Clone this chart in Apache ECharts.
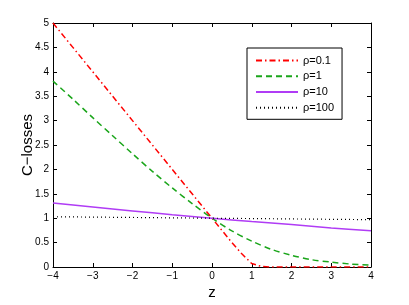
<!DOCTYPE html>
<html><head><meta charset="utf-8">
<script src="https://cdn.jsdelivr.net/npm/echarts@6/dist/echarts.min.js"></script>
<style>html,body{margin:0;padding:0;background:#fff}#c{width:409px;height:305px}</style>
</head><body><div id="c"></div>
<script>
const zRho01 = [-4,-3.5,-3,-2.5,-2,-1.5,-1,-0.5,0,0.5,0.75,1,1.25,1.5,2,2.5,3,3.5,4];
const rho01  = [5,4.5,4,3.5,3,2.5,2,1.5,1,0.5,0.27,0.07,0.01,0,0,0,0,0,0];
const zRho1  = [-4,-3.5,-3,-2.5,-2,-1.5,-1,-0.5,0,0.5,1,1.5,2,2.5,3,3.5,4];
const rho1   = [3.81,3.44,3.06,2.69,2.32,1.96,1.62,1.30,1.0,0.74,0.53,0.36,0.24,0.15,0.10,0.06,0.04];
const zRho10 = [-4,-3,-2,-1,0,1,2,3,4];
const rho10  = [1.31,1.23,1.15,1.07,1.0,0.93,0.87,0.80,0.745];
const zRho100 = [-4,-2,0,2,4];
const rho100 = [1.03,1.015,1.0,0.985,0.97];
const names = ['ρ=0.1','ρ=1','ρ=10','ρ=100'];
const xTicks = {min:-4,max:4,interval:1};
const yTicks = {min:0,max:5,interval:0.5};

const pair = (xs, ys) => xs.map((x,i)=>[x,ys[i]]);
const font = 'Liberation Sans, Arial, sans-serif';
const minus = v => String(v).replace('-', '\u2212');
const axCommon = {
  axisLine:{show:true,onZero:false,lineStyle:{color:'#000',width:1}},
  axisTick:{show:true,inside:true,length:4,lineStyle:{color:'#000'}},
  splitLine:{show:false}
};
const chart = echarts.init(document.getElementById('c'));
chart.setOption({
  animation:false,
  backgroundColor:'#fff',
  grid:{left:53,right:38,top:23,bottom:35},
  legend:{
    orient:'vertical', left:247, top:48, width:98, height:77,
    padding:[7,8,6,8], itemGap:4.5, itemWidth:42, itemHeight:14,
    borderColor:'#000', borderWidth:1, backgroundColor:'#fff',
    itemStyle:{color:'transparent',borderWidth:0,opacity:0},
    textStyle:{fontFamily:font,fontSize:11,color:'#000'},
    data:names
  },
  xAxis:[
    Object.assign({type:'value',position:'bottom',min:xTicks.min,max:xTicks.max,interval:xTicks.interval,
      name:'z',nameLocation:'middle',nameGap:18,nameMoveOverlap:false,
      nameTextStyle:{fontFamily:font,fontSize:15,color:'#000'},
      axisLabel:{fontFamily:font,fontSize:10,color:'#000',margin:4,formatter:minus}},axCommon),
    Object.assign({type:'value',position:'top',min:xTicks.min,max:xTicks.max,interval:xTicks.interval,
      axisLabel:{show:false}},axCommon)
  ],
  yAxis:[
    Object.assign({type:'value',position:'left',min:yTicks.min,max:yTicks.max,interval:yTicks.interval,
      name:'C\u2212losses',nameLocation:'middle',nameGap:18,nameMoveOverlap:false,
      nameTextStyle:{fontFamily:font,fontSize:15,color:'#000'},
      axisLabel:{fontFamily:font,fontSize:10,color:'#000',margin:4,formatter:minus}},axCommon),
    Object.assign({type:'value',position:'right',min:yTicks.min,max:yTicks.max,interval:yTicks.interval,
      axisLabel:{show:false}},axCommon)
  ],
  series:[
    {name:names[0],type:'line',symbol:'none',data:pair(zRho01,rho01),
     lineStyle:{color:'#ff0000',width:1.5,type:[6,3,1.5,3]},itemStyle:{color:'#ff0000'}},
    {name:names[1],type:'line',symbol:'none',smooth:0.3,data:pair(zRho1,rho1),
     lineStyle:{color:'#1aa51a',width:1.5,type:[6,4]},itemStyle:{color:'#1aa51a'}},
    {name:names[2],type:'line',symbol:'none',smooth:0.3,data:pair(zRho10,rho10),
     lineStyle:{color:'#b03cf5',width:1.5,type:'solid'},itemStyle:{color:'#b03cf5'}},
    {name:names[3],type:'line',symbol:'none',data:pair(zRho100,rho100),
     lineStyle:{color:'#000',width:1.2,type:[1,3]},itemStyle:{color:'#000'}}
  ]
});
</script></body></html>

----

The request: Leave out the pictures and output the rest of the material exactly as written.

Full response:
Clone this chart in Apache ECharts.
<!DOCTYPE html>
<html><head><meta charset="utf-8">
<script src="https://cdn.jsdelivr.net/npm/echarts@6/dist/echarts.min.js"></script>
<style>html,body{margin:0;padding:0;background:#fff}#c{width:409px;height:305px}</style>
</head><body><div id="c"></div>
<script>
const zRho01 = [-4,-3.5,-3,-2.5,-2,-1.5,-1,-0.5,0,0.5,0.75,1,1.25,1.5,2,2.5,3,3.5,4];
const rho01  = [5,4.5,4,3.5,3,2.5,2,1.5,1,0.5,0.27,0.07,0.01,0,0,0,0,0,0];
const zRho1  = [-4,-3.5,-3,-2.5,-2,-1.5,-1,-0.5,0,0.5,1,1.5,2,2.5,3,3.5,4];
const rho1   = [3.81,3.44,3.06,2.69,2.32,1.96,1.62,1.30,1.0,0.74,0.53,0.36,0.24,0.15,0.10,0.06,0.04];
const zRho10 = [-4,-3,-2,-1,0,1,2,3,4];
const rho10  = [1.31,1.23,1.15,1.07,1.0,0.93,0.87,0.80,0.745];
const zRho100 = [-4,-2,0,2,4];
const rho100 = [1.03,1.015,1.0,0.985,0.97];
const names = ['ρ=0.1','ρ=1','ρ=10','ρ=100'];
const xTicks = {min:-4,max:4,interval:1};
const yTicks = {min:0,max:5,interval:0.5};

const pair = (xs, ys) => xs.map((x,i)=>[x,ys[i]]);
const font = 'Liberation Sans, Arial, sans-serif';
const minus = v => String(v).replace('-', '\u2212');
const axCommon = {
  axisLine:{show:true,onZero:false,lineStyle:{color:'#000',width:1}},
  axisTick:{show:true,inside:true,length:4,lineStyle:{color:'#000'}},
  splitLine:{show:false}
};
const chart = echarts.init(document.getElementById('c'));
chart.setOption({
  animation:false,
  backgroundColor:'#fff',
  grid:{left:53,right:38,top:23,bottom:35},
  legend:{
    orient:'vertical', left:247, top:48, width:98, height:77,
    padding:[7,8,6,8], itemGap:4.5, itemWidth:42, itemHeight:14,
    borderColor:'#000', borderWidth:1, backgroundColor:'#fff',
    itemStyle:{color:'transparent',borderWidth:0,opacity:0},
    textStyle:{fontFamily:font,fontSize:11,color:'#000'},
    data:names
  },
  xAxis:[
    Object.assign({type:'value',position:'bottom',min:xTicks.min,max:xTicks.max,interval:xTicks.interval,
      name:'z',nameLocation:'middle',nameGap:18,nameMoveOverlap:false,
      nameTextStyle:{fontFamily:font,fontSize:15,color:'#000'},
      axisLabel:{fontFamily:font,fontSize:10,color:'#000',margin:4,formatter:minus}},axCommon),
    Object.assign({type:'value',position:'top',min:xTicks.min,max:xTicks.max,interval:xTicks.interval,
      axisLabel:{show:false}},axCommon)
  ],
  yAxis:[
    Object.assign({type:'value',position:'left',min:yTicks.min,max:yTicks.max,interval:yTicks.interval,
      name:'C\u2212losses',nameLocation:'middle',nameGap:18,nameMoveOverlap:false,
      nameTextStyle:{fontFamily:font,fontSize:15,color:'#000'},
      axisLabel:{fontFamily:font,fontSize:10,color:'#000',margin:4,formatter:minus}},axCommon),
    Object.assign({type:'value',position:'right',min:yTicks.min,max:yTicks.max,interval:yTicks.interval,
      axisLabel:{show:false}},axCommon)
  ],
  series:[
    {name:names[0],type:'line',symbol:'none',data:pair(zRho01,rho01),
     lineStyle:{color:'#ff0000',width:1.5,type:[6,3,1.5,3]},itemStyle:{color:'#ff0000'}},
    {name:names[1],type:'line',symbol:'none',smooth:0.3,data:pair(zRho1,rho1),
     lineStyle:{color:'#1aa51a',width:1.5,type:[6,4]},itemStyle:{color:'#1aa51a'}},
    {name:names[2],type:'line',symbol:'none',smooth:0.3,data:pair(zRho10,rho10),
     lineStyle:{color:'#b03cf5',width:1.5,type:'solid'},itemStyle:{color:'#b03cf5'}},
    {name:names[3],type:'line',symbol:'none',data:pair(zRho100,rho100),
     lineStyle:{color:'#000',width:1.2,type:[1,3]},itemStyle:{color:'#000'}}
  ]
});
</script></body></html>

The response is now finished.